Is it rape or am I overdramatic?

Over the summer I went on a few dates with a boy (we'll call him Sean) and he wanted to have sex with me. He was insanely attractive and I wasn't a virgin so I figured why not. About a week after, we had still been going on dates, he told me it was all a lie and that he was just trying to fuck me up mentally. He said it was "all a mind game". That really screwed me up, but after a few months I decided to get back out there. Well, I had been talking to a guy I had never met on snapchat for those few months of recovery. He said he knew some of my friends, and they all said they knew of him too.

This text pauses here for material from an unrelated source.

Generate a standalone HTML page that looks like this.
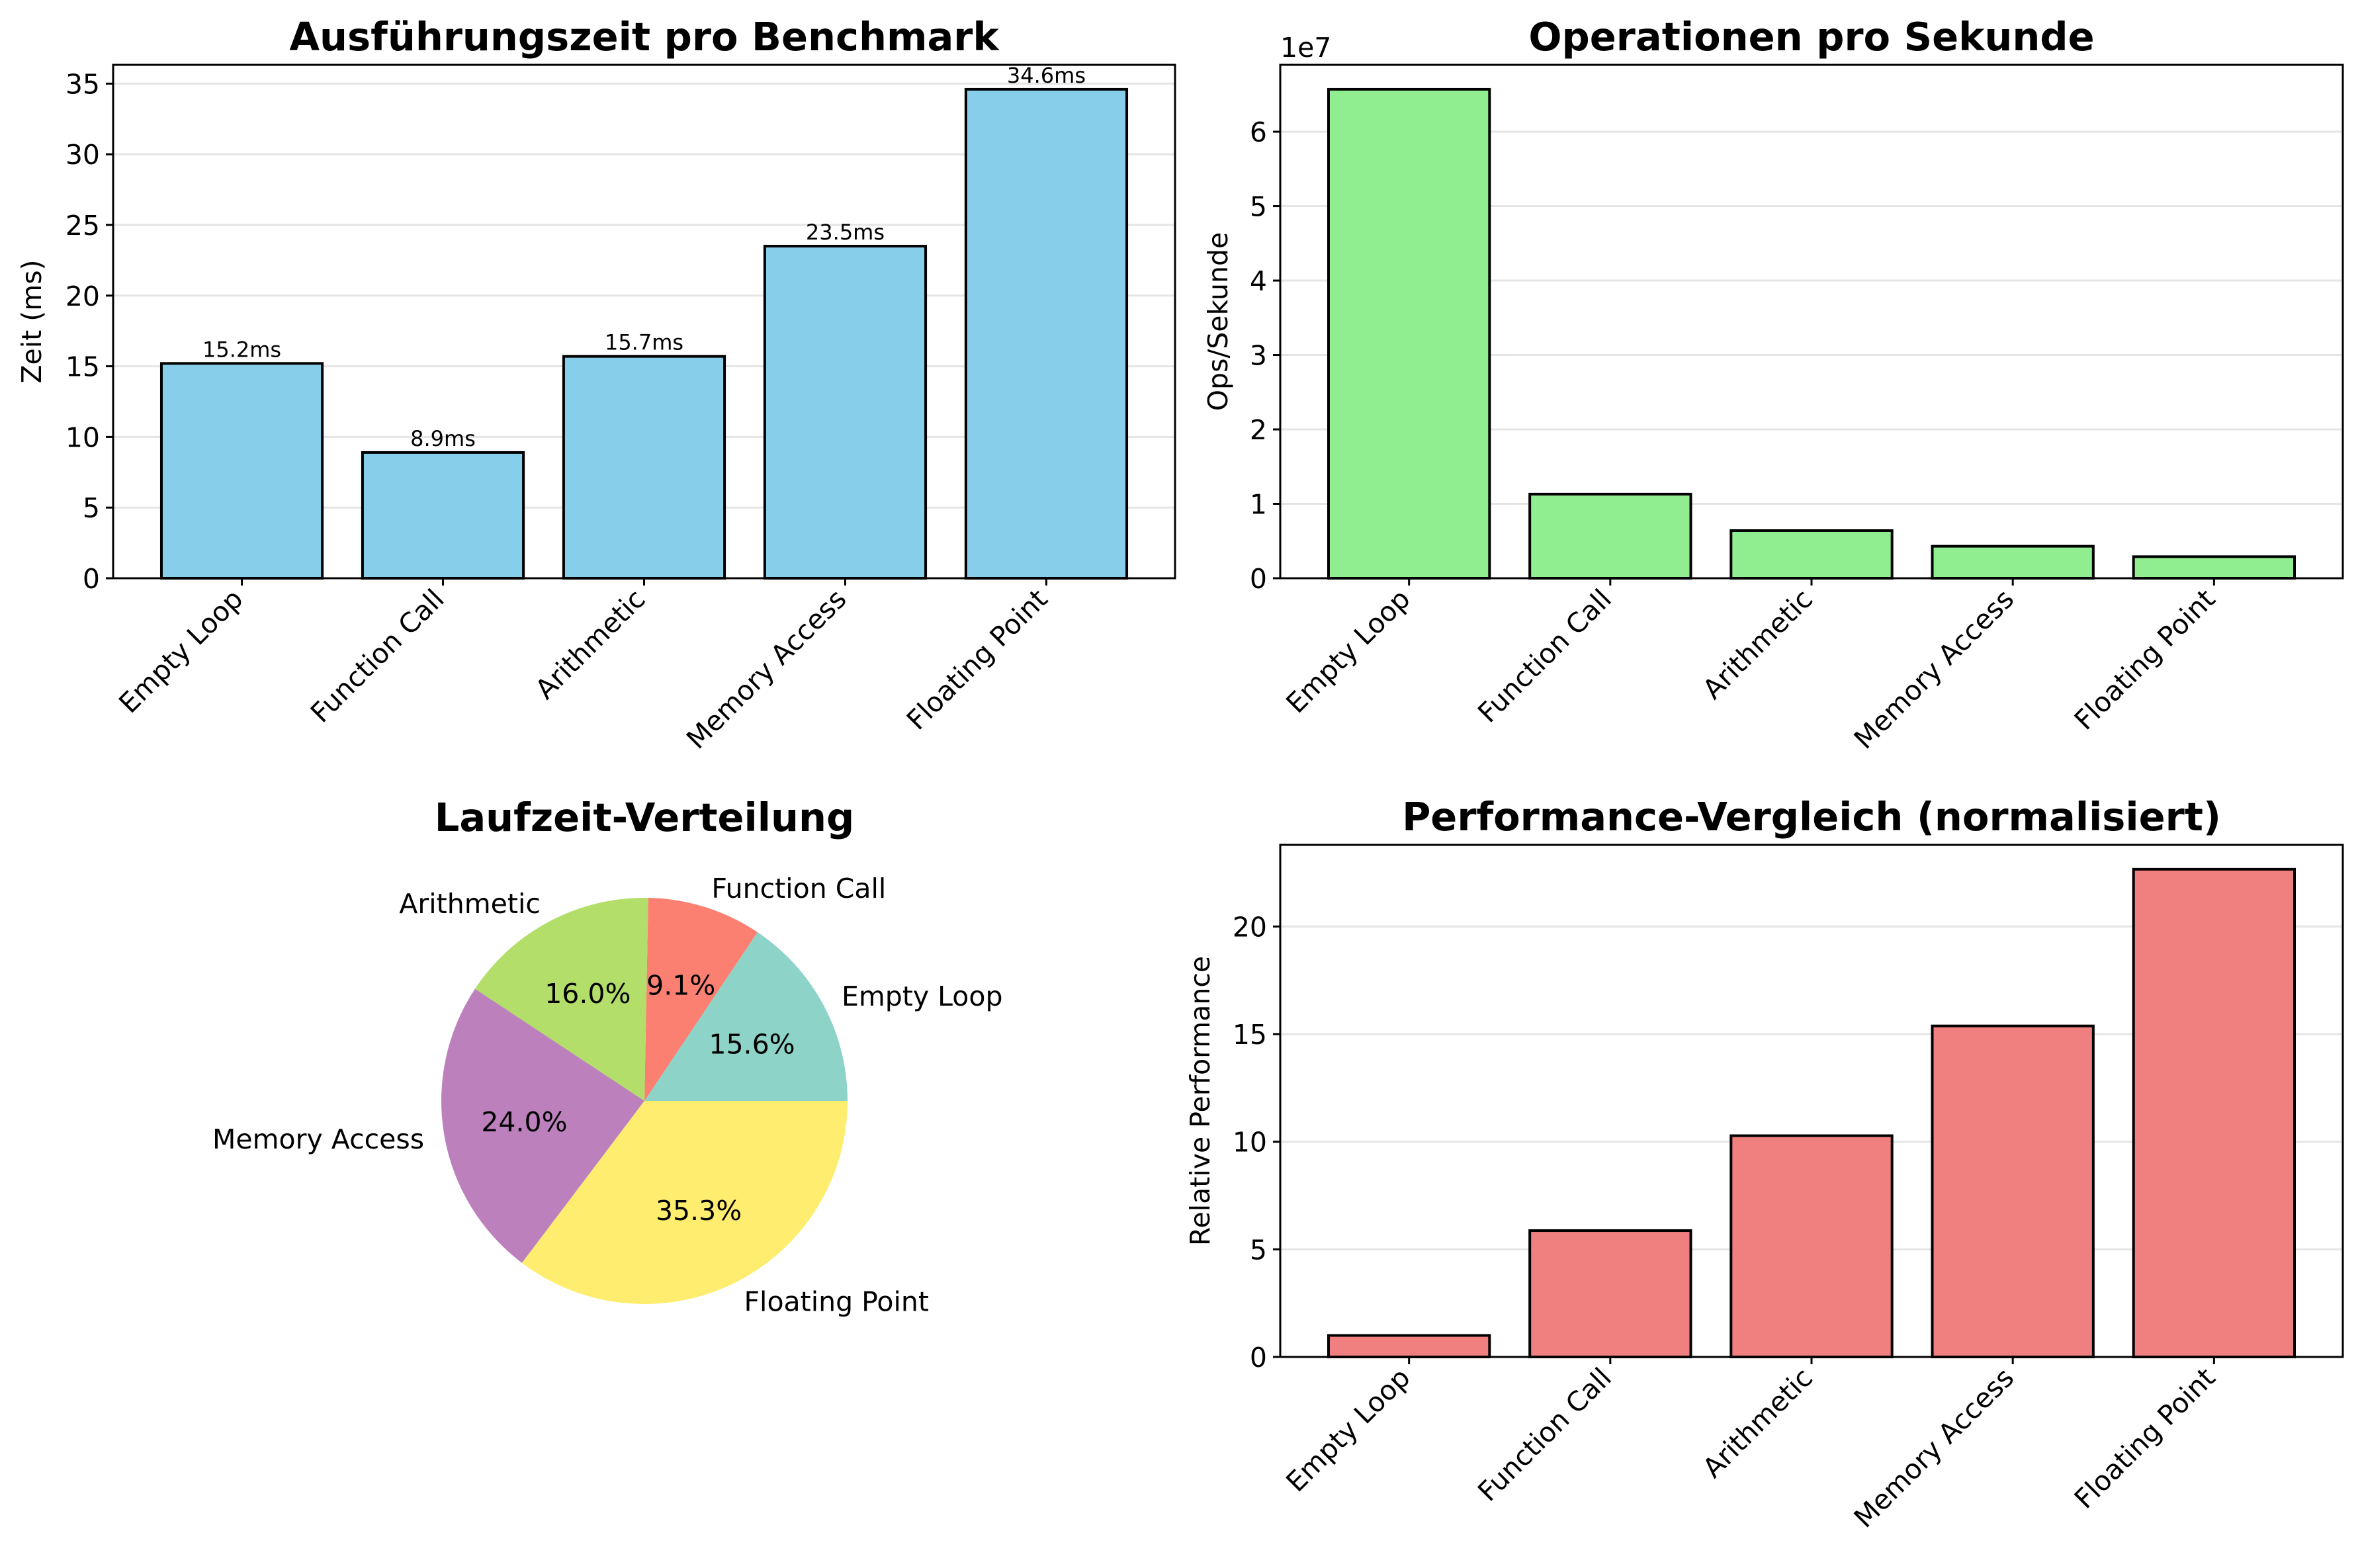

We hung out one night, he got me to sneak out of my house. We were in his room and I don't remember anything from there really. I remember laying on my back with him on top of me having sex with me and me watching That 70's Show because he'd turned it on for us to watch. I don't remember giving consent but I also don't remember not giving consent. I think he used a condom, but I don't even fully remember that. Turns out he knew "Sean" and he'd been paid to hurt me too, I just don't know if he was supposed to have sex with me or not. I've had almost nightly anxiety attacks and one time about 5 months later I was having sex with my boyfriend of two months and had an anxiety attack during sex. I'm having all of the traumatic aftermath of a rape victim, I just don't know if I am allowed to call it rape because I don't remember if I gave consent or not.